EUGENE, Oregon (Reuters) - Tyson Gay never realized how harmful stress could be until the American sprinter returned from a doping ban last year.
“It was so stressful, my hair started thinning,” Gay told Reuters via phone as he prepared for this week’s U.S. world championships trials in Eugene, Oregon.
The hair is fine now, maybe even a little longer than when Gay became a double world sprint champion in 2007 and set the U.S. 100 meters record two years later.
But there is new tension.
“I haven’t made a world championship team since 2009 so there is a lot of pressure on myself to get back,” said Gay, who was sidelined by injury in 2011 and missed the worlds two years later after a positive test for a banned steroid.
“It would mean the world to me to put on the (team) uniform again.”

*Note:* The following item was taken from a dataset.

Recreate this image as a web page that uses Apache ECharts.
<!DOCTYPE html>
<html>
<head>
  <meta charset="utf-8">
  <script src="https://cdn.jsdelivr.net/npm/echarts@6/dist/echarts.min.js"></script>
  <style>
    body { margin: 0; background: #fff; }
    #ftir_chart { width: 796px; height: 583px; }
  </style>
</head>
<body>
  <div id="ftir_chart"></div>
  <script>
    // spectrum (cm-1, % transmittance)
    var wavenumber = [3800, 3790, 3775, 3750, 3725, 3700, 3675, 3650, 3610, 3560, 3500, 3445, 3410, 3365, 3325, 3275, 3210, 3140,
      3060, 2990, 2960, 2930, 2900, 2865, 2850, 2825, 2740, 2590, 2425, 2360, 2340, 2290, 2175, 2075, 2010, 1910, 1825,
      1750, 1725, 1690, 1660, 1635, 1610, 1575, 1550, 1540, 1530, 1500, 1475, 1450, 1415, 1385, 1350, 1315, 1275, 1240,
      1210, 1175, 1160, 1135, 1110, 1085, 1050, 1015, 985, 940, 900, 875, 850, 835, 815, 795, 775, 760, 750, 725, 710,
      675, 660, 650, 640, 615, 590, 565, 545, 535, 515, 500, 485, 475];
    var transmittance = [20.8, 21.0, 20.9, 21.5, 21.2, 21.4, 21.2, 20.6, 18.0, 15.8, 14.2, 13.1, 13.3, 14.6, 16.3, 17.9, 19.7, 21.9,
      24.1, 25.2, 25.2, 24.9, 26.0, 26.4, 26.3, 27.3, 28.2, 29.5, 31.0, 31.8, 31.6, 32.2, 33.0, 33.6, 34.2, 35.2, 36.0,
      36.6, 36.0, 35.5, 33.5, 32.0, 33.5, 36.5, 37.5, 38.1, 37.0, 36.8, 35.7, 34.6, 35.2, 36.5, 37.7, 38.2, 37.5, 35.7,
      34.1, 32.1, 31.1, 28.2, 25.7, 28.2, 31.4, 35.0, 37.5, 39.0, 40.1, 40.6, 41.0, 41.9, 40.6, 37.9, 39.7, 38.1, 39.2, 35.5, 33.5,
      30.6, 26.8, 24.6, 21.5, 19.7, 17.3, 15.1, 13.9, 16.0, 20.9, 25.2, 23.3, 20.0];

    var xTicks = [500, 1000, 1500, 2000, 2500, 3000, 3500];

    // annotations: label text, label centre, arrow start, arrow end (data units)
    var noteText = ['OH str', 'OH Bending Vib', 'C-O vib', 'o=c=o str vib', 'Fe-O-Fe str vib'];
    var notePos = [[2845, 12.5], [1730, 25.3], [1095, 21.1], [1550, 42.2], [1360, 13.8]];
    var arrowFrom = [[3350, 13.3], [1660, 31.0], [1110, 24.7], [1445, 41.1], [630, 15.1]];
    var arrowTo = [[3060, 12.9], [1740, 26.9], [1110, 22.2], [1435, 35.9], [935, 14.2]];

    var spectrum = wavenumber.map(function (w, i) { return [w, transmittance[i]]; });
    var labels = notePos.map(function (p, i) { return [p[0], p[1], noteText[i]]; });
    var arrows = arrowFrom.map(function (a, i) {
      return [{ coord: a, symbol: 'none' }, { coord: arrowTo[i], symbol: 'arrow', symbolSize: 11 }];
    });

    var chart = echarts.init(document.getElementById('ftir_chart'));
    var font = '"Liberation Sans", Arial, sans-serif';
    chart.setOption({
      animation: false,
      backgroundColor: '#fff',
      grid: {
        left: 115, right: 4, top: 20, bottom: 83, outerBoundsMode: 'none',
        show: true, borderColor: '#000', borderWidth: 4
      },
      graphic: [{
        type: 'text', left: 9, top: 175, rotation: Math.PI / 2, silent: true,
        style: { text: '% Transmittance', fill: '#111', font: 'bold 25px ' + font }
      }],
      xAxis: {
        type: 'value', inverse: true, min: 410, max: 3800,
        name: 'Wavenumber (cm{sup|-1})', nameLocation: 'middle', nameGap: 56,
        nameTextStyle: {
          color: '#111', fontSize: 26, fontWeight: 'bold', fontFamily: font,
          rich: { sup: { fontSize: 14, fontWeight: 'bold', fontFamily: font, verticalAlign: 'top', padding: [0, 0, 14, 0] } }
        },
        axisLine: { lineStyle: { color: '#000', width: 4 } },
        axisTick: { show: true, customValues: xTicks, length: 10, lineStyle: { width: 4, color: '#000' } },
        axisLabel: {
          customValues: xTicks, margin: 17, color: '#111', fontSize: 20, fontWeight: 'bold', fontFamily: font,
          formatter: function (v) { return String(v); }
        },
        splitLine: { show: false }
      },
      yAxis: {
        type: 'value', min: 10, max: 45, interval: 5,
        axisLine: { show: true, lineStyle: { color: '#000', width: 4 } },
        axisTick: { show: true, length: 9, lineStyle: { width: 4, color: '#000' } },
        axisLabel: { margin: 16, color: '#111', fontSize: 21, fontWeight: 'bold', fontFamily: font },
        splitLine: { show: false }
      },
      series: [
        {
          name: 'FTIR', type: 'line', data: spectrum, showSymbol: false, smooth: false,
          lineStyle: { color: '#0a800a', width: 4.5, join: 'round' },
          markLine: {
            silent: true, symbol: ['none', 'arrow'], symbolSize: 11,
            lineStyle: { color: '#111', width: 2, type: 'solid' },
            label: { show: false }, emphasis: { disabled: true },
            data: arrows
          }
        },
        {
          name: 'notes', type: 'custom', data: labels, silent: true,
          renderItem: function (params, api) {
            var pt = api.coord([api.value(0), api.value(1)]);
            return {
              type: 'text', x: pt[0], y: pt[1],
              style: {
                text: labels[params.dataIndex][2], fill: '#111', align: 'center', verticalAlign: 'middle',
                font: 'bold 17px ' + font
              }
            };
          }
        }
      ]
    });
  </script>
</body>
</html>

The 32-year-old is still undecided as to whether he will attempt to make the team in both the 100 and 200 or just the shorter distance and will make that decision after the 100 meters final on Friday.

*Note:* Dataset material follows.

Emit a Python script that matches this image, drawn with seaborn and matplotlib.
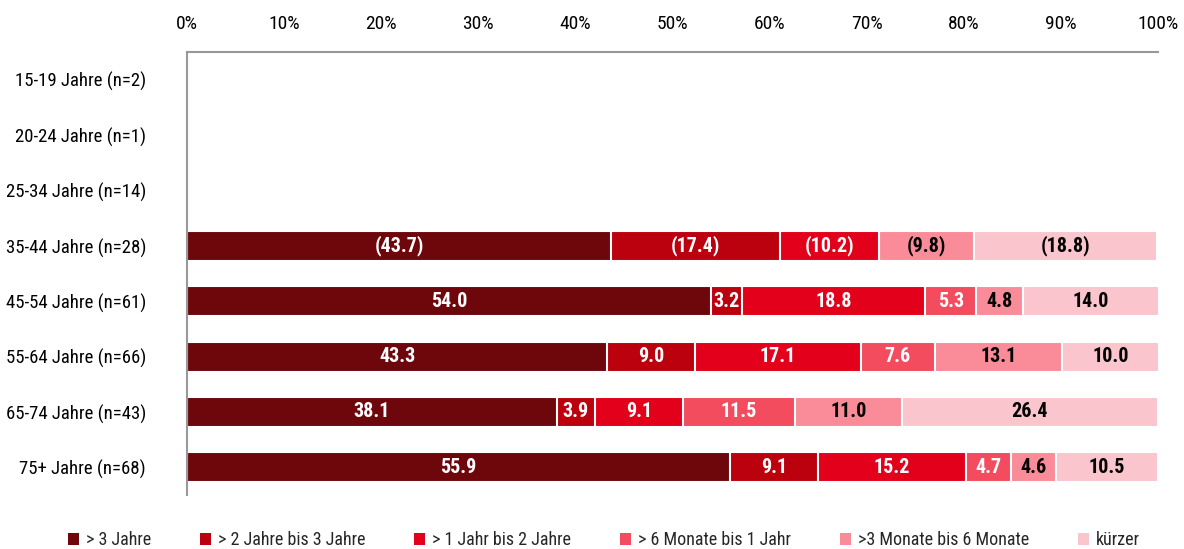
import numpy as np
import pandas as pd
import matplotlib
matplotlib.use("Agg")
import matplotlib.pyplot as plt
import seaborn as sns
from matplotlib.patches import Patch
from matplotlib import font_manager

categories = ["15-19 Jahre (n=2)", "20-24 Jahre (n=1)", "25-34 Jahre (n=14)",
              "35-44 Jahre (n=28)", "45-54 Jahre (n=61)", "55-64 Jahre (n=66)",
              "65-74 Jahre (n=43)", "75+ Jahre (n=68)"]
series = ["> 3 Jahre", "> 2 Jahre bis 3 Jahre", "> 1 Jahr bis 2 Jahre",
          "> 6 Monate bis 1 Jahr", ">3 Monate bis 6 Monate", "kürzer"]
nan = np.nan
v_3j = [nan, nan, nan, 43.7, 54.0, 43.3, 38.1, 55.9]
v_2_3j = [nan, nan, nan, 17.4, 3.2, 9.0, 3.9, 9.1]
v_1_2j = [nan, nan, nan, 10.2, 18.8, 17.1, 9.1, 15.2]
v_6m_1j = [nan, nan, nan, 0.0, 5.3, 7.6, 11.5, 4.7]
v_3_6m = [nan, nan, nan, 9.8, 4.8, 13.1, 11.0, 4.6]
v_kurz = [nan, nan, nan, 18.8, 14.0, 10.0, 26.4, 10.5]
bracketed = [False, False, False, True, False, False, False, False]

colors = ["#6E070C", "#BB000E", "#E2001A", "#F24C5E", "#F98C98", "#FBC5CD"]
text_colors = ["white", "white", "white", "white", "black", "black"]

sns.set_theme(style="white")
avail = {f.name for f in font_manager.fontManager.ttflist}
fam = "Liberation Sans"
for cand in ["Nimbus Sans Narrow", "Liberation Sans Narrow", "Arial Narrow",
             "Roboto Condensed", "Archivo Narrow", "PT Sans Narrow"]:
    if cand in avail:
        fam = cand
        break
plt.rcParams["font.family"] = [fam, "DejaVu Sans"]

df = pd.DataFrame({"cat": categories})
vals = [v_3j, v_2_3j, v_1_2j, v_6m_1j, v_3_6m, v_kurz]
for s, v in zip(series, vals):
    df[s] = v
cum = df[series].cumsum(axis=1)

fig = plt.figure(figsize=(11.84, 5.49), dpi=100)
ax = fig.add_axes([187 / 1184, 1 - 495 / 549, (1158 - 187) / 1184, (495 - 52) / 549])

for i in range(len(series) - 1, -1, -1):
    sns.barplot(data=pd.DataFrame({"cat": categories, "x": cum[series[i]]}),
                x="x", y="cat", order=categories, orient="h",
                color=colors[i], saturation=1, width=0.54,
                edgecolor="white", linewidth=1.5, ax=ax)

for r, cat in enumerate(categories):
    for i, s in enumerate(series):
        v = df.loc[r, s]
        if np.isnan(v) or v <= 0:
            continue
        center = cum.loc[r, s] - v / 2
        lab = f"{v:.1f}"
        if bracketed[r]:
            lab = f"({lab})"
        ax.text(center, r, lab, ha="center", va="center", color=text_colors[i],
                fontsize=14.5, fontweight="bold")

ax.set_xlim(0, 100)
ax.set_ylim(len(categories) - 0.5, -0.5)
ax.xaxis.tick_top()
ax.set_xticks(np.arange(0, 101, 10))
ax.set_xticklabels([f"{t}%" for t in range(0, 101, 10)])
ax.tick_params(axis="x", length=0, pad=14, labelsize=14, colors="black")
ax.tick_params(axis="y", length=0, pad=29.5, labelsize=13.5, colors="black")
for lbl in ax.get_yticklabels():
    lbl.set_horizontalalignment("right")
ax.set_xlabel("")
ax.set_ylabel("")
for sp in ["right", "bottom"]:
    ax.spines[sp].set_visible(False)
for sp in ["top", "left"]:
    ax.spines[sp].set_visible(True)
    ax.spines[sp].set_color("#999999")
    ax.spines[sp].set_linewidth(1.5)
ax.grid(False)

handles = [Patch(facecolor=c, edgecolor="none") for c in colors]
fig.legend(handles, series, loc="lower center", bbox_to_anchor=(0.51, -0.03),
           ncol=6, frameon=False, fontsize=13, handlelength=0.6, handleheight=0.6,
           handletextpad=0.4, columnspacing=2.7)

fig.savefig("out.png", dpi=100)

“If I do well enough in the 100, I’ll leave well enough alone and not put the extra pounding on my body,” he said of the 200 meters event, which follows the 100.
“But depending on how I do in the 100, we’ll decide if I need to race in the 200.”

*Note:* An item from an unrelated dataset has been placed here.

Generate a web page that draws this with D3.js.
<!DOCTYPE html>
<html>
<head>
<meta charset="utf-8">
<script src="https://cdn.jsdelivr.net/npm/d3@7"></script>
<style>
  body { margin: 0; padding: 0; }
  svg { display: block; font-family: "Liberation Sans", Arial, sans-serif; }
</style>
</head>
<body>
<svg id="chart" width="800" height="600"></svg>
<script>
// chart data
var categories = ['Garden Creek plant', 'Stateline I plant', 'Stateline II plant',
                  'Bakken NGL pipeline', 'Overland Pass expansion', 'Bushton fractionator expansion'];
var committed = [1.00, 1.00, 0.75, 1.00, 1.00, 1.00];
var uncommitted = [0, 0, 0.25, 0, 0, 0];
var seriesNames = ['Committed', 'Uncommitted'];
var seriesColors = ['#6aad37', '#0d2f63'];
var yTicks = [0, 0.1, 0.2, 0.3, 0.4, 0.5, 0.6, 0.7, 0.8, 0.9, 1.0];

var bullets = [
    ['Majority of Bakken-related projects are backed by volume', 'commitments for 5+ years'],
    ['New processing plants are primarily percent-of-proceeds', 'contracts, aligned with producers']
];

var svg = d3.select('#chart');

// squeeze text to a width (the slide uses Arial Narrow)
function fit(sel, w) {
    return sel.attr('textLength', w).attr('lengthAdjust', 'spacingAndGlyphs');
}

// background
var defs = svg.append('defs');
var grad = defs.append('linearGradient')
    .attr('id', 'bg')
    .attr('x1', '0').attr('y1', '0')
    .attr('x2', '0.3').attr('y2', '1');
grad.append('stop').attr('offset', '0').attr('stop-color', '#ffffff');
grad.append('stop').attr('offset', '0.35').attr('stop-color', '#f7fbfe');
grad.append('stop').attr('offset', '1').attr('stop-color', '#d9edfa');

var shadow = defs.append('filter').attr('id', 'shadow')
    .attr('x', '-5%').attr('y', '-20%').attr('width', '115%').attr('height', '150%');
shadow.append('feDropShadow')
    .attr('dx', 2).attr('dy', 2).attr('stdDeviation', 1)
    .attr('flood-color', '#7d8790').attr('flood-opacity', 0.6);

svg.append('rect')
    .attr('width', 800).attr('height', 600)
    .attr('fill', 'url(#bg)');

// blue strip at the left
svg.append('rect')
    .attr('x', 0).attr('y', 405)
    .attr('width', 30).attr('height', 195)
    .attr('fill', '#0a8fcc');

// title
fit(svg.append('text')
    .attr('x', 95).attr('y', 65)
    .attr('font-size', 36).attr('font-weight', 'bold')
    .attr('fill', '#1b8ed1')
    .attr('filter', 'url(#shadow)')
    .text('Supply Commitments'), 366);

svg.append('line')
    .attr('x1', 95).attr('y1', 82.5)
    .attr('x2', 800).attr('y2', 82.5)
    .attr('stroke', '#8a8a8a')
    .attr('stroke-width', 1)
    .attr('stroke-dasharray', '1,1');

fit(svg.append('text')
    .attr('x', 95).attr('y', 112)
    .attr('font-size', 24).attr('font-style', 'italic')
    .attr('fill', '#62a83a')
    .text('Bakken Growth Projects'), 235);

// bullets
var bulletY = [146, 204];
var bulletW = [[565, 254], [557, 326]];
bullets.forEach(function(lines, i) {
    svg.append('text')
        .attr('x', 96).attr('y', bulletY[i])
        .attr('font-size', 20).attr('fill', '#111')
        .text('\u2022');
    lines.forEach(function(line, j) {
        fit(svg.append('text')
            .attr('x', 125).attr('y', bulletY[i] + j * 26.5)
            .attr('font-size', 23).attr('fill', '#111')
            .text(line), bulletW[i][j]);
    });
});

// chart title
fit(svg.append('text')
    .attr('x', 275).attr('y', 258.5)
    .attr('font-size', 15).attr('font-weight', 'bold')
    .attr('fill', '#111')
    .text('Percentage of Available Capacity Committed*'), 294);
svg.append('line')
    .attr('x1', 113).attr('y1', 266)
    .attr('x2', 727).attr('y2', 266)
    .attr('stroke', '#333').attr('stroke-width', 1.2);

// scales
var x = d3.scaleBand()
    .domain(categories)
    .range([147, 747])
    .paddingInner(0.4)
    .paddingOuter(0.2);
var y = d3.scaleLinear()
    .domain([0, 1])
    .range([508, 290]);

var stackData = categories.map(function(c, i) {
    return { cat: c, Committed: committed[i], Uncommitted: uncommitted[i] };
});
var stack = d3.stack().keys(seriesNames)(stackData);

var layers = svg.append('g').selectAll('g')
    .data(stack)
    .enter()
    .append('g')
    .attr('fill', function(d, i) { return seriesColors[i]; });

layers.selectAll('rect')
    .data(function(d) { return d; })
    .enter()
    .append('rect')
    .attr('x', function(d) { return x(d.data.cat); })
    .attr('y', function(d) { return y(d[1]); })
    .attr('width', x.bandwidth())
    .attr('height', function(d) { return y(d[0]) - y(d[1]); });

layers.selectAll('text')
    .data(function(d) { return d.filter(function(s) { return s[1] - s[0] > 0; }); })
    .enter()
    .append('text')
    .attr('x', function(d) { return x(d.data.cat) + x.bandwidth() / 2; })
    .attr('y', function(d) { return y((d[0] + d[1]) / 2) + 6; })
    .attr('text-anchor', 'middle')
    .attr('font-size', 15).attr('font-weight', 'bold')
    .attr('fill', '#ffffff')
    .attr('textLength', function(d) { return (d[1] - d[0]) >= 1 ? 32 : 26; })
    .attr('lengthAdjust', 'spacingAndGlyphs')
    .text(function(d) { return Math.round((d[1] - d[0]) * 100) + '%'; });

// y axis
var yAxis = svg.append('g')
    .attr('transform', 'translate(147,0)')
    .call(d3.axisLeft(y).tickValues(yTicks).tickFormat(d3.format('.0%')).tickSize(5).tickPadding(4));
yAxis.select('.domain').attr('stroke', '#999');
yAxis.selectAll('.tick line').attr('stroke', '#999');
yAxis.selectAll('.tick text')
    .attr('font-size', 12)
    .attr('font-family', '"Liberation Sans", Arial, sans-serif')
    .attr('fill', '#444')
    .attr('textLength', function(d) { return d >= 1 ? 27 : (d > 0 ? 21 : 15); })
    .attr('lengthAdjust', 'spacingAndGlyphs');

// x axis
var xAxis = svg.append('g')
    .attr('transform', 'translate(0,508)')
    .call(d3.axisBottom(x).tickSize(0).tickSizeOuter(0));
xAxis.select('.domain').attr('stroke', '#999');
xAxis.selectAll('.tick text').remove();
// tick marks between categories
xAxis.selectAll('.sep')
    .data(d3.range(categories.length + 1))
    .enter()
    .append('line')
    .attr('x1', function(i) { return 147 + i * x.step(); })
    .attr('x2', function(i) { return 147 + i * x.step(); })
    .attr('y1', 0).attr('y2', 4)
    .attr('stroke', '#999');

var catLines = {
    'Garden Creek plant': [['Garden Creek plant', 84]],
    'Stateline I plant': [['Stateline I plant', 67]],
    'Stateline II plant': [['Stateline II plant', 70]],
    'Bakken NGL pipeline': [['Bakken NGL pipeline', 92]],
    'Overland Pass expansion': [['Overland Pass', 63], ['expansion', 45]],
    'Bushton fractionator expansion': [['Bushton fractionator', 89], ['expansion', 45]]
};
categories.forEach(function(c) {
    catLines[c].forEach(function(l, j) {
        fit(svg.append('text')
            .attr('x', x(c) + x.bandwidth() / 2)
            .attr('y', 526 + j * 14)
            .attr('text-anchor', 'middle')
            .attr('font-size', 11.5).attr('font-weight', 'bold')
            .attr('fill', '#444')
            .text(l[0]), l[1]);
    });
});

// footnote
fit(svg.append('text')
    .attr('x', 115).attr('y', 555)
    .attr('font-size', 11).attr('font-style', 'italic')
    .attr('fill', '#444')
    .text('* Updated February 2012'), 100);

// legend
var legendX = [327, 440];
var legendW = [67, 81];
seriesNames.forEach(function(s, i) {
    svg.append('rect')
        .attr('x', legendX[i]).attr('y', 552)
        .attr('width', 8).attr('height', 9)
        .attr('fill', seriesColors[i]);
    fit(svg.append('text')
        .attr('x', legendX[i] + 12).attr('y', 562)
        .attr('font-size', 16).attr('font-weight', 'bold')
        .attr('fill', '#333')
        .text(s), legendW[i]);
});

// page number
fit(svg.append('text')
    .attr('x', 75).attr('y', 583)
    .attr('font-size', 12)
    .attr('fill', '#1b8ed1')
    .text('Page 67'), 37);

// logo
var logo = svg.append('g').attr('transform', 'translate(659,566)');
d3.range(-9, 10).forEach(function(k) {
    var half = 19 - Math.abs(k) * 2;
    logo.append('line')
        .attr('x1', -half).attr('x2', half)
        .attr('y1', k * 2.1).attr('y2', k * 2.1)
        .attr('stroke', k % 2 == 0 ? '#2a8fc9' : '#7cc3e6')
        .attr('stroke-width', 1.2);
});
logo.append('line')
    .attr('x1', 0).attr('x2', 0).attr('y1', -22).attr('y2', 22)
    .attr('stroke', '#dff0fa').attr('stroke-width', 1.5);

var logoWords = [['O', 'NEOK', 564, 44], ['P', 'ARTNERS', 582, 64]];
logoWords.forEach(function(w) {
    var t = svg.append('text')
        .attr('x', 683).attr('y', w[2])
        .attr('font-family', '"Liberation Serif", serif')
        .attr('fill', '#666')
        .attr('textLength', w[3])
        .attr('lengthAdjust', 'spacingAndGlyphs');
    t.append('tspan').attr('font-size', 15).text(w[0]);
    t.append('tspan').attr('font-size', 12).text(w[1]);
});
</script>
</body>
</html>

Gay last represented the U.S. at the 2012 London Olympics, winning a silver medal with the 4x100 meters relay team and things went downhill from there when he lost the medal after testing positive for a banned substance in 2013.
He controversially received a one-year ban, instead of the usual two, because he co-operated with the U.S. Anti-Doping Agency and made a low-key return to athletics last year.
The doping suspension still weighs on him, but a new environment and new coach have improved his outlook.
The Kentucky-born sprinter has moved to Los Angeles, where he is trained by John Smith, the coach of former world record holder Maurice Greene.
“He has changed my mind-set about harping on the past,” Gay said.
”He tells me to take some of the energy and stress that I had and put it on the track.
“He said don’t worry about trying to prove people wrong about the suspension that you had. Worry about running fast again and everything else will take care of itself.”
The speed is definitely beginning to come back.
His 9.88 seconds in the 100 at the Prefontaine Classic in Eugene last month was the year’s fourth fastest time, something that allowed him to tell himself ‘hey I’ve still got it’.
A new arrival has also brought new happiness.
“I have a son, Tyson Jr., who is 8 months. He’s a lot of joy,” said Gay, who also has a 14-year-old daughter.
And living on the West Coast has produced another surprise for the Southerner.
“The food,” said Gay, who has changed his diet to eat more healthily. “I miss the humidity (of the South) a little bit but as far as the food, it is the best I have ever had.”